Les New-Yorkais Steve Kuhn, David Finck et Joey Baron forment un trio de haute volée. Qui, au Gesù, était à mon sens le seul repas substantiel en ce dimanche soir. C'est bien beau prolonger la programmation en salle jusqu'à lundi, encore faut-il (aussi) de la nourriture pour les férus de jazz!

Bien maigre menu dominical, du moins en ce qui me concerne... J'aurais peut-être dû troquer le concert très sympathique d'Allen Toussaint en solo pour celui de Charlie Hunter, mais bon... à la dernière minute, il n'y avait plus de places réservées aux médias... Remarquez que Toussaint, c'est quand même du bonbon pour qui s'intéresse à sa carrière remarquable de songwriter.

Et revenons à Steve Kuhn et son trio. Il y avait de quoi se délecter, enfin pour qui aime le jazz moderne qui ne valorise pas la flamme et l'extraversion.

Longtemps, ce pianiste renommé m'a laissé un peu sur mon appétit. Longtemps, je l'ai trouvé trop calme, trop cérébral voire un peu froid. Avec le temps? Plus j'écoute Steve Kuhn, plus je l'apprécie. L'homme n'est jamais devenu une vedette du jazz moderne, il a quand même toujours travaillé dans les plus hautes sphères de la profession depuis qu'il y a joint  les grandes ligues, soit à la fin des années 50.

À 72 ans, ce jazzman impose le plus grand respect. Ses concepts harmoniques sont raffinés, ses pointes de virtuosité sont repérables pour qui s'applique à l'écouter. Ses entrées en matière sont toujours avisées, elles font état d'une vraie recherche conceptuelle au service de l'élégance.

Cette heure et demie s'amorcera par un swing échafaudé sur le thème de Guys and Dolls,  de Frank Loesser. Un peu plus loin, Steve Kuhn nous propose Two by 2, une composition de son cru qu'il a déjà enregistrée avec le bassiste Steve Swallow. Puis c'est Blue Bossa de Kenny Dorham, son premier employeur à New York. On remarque la citation de Besame Mucho au milieu du solo, ornement intéressant.

Oceans In The Sky,  une  autre composition de Kuhn créée en 1989 et construite sur un rythme ternaire (6/8), met d'abord en relief le contrebassiste avec une intro à l'archet qui rappelle le chant des baleines.

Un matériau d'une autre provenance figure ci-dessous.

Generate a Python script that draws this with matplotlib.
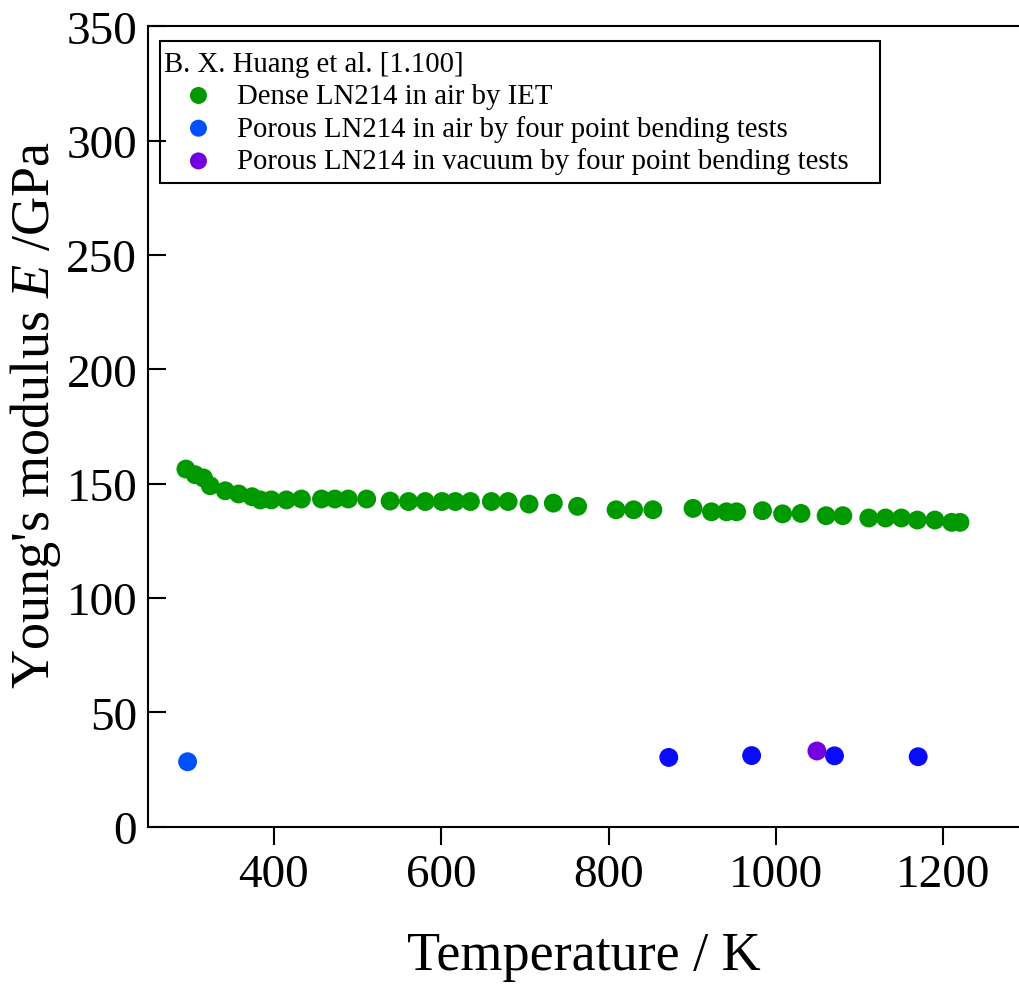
import matplotlib
matplotlib.use("Agg")
import matplotlib.pyplot as plt
from matplotlib.patches import Rectangle

plt.rcParams['font.family'] = ['Liberation Serif', 'DejaVu Serif']
plt.rcParams['mathtext.fontset'] = 'custom'
plt.rcParams['mathtext.rm'] = 'Liberation Serif'
plt.rcParams['mathtext.it'] = 'Liberation Serif:italic'

# Dense LN214 in air by IET
dense_T = [295, 306, 316, 324, 342, 358, 374, 384, 397, 415, 433, 457, 473, 489, 511,
           539, 561, 581, 601, 617, 635, 660, 680, 705, 734, 763, 809, 830, 853, 901,
           923, 941, 953, 984, 1008, 1030, 1060, 1080, 1111, 1131, 1150, 1169, 1190,
           1210, 1220]
dense_E = [156.4, 153.9, 152.5, 149.1, 146.9, 145.5, 144.3, 142.9, 142.9, 142.9, 143.3,
           143.3, 143.3, 143.3, 143.3, 142.4, 142.2, 142.2, 142.2, 142.2, 142.2, 142.2,
           142.2, 141.1, 141.5, 140.1, 138.6, 138.6, 138.6, 139.2, 137.7, 137.7, 137.7,
           138.2, 136.8, 137.0, 136.0, 136.0, 135.0, 135.0, 135.0, 134.1, 134.1, 133.1,
           133.1]

# Porous LN214 in air by four point bending tests
porous_air_T = [297, 872, 971, 1070, 1170]
porous_air_E = [28.4, 30.3, 31.1, 31.0, 30.6]

# Porous LN214 in vacuum by four point bending tests
porous_vac_T = [1049]
porous_vac_E = [33.1]

legend_title = "B. X. Huang et al. [1.100]"
labels = ["Dense LN214 in air by IET",
          "Porous LN214 in air by four point bending tests",
          "Porous LN214 in vacuum by four point bending tests"]

x_ticks = [400, 600, 800, 1000, 1200]
y_ticks = [0, 50, 100, 150, 200, 250, 300, 350]

fig = plt.figure(figsize=(10.19, 9.87), dpi=100)
ax = fig.add_axes([0.1455, 0.1614, 1.0 - 0.1455, 0.9723 - 0.1614])

green = '#009900'
blue_light = '#0050ff'
blue_dark = '#0a0aff'
purple = '#7300e0'
ms = 185

ax.scatter(dense_T, dense_E, s=ms, color=green, edgecolors='none', label=labels[0], zorder=3)
ax.scatter(porous_air_T[:1], porous_air_E[:1], s=ms, color=blue_light, edgecolors='none',
           label=labels[1], zorder=3)
ax.scatter(porous_air_T[1:], porous_air_E[1:], s=ms, color=blue_dark, edgecolors='none', zorder=3)
ax.scatter(porous_vac_T, porous_vac_E, s=ms, color=purple, edgecolors='none',
           label=labels[2], zorder=3)

ax.set_xlim(250, 1290.5)
ax.set_ylim(0, 350)
ax.set_xticks(x_ticks)
ax.set_yticks(y_ticks)
ax.tick_params(axis='x', direction='out', length=13, width=1.5, labelsize=34, pad=6)
ax.tick_params(axis='y', direction='in', length=13, width=1.5, labelsize=34, pad=8)
for s in ['left', 'bottom', 'top']:
    ax.spines[s].set_linewidth(1.5)
ax.spines['right'].set_visible(False)

ax.set_xlabel("Temperature / K", fontsize=39, labelpad=25)
ax.set_ylabel("Young's modulus $E$ /GPa", fontsize=39)
ax.yaxis.set_label_coords(-0.098, 0.515)

leg = ax.legend(title=legend_title, loc='upper left', bbox_to_anchor=(0.0185, 0.969),
                fontsize=20.7, title_fontsize=20.7, frameon=False,
                borderpad=0.0, labelspacing=0.2,
                handletextpad=0.14, handlelength=2.37, borderaxespad=0.0,
                scatterpoints=1, markerscale=0.9)
leg._legend_box.align = "left"

fig.canvas.draw()
bb = leg.get_window_extent()
W, H = fig.bbox.width, fig.bbox.height
x0 = (bb.x0 - 4) / W
x1 = (bb.x1 + 32) / W
y0 = (bb.y0 - 9) / H
y1 = (bb.y1 + 10) / H
fig.patches.append(Rectangle((x0, y0), x1 - x0, y1 - y0, transform=fig.transFigure,
                             fill=False, edgecolor='black', linewidth=1.5, zorder=5))

fig.savefig("out.png", dpi=100)
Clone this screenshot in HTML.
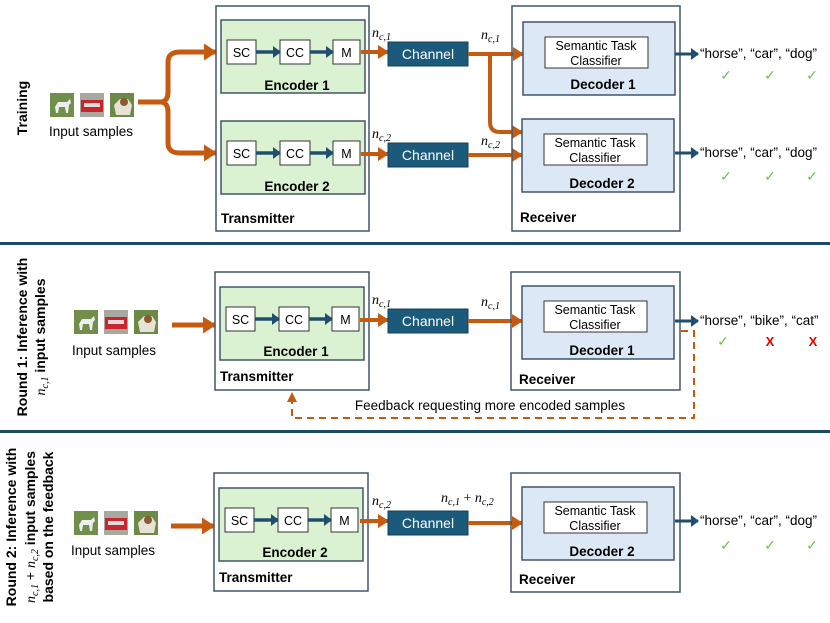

Oceans in The Sky, indeed...  Pendant que la section rythmique bat son plein, le clavier se fait plus impétueux, plus percussif. Pendant que la  mer et le ciel s'agitent,  on peut contempler des références pianistiques on ne peut plus impressionnistes, debussyennes à souhait.

La fameuse ballade Victor Young, Stella By Starlight, demeure très calme, avec une contrebasse qui préconise d'élégantes  interventions à l'archet. Le jeu de Kuhn demeure ce qu'il a toujours été : tranquille, introspectif, ouvert, intelligent, peu spectaculaire, le tout coiffé de cette ce lâcher prise que lui apportent sa grande expérience.

Après Slow Hot Wind d'Henry Mancini, un blues, on file vers le bebop, avec une solide relecture de Confirmation, signée Charlie Parker. Une fois de plus, on aura applaudi le jeu très dynamique et d'autant plus créatif de Joey Baron - qu'on avait vu jeudi dans le mémorable marathon de John Zorn.

Le rappel ne passera pas inaperçu : The Zoo, une composition de Steve Kuhn, prévoit un solo de contrebasse qui cite Nature Boy (Nat King Cole) ainsi qu'un texte de chanson des plus amusants que s'amuse à interpréter le pianiste en guise de conclusion, avant de fermer le livre sur un fragment de A Love Supreme, hymne suprême de John Coltrane.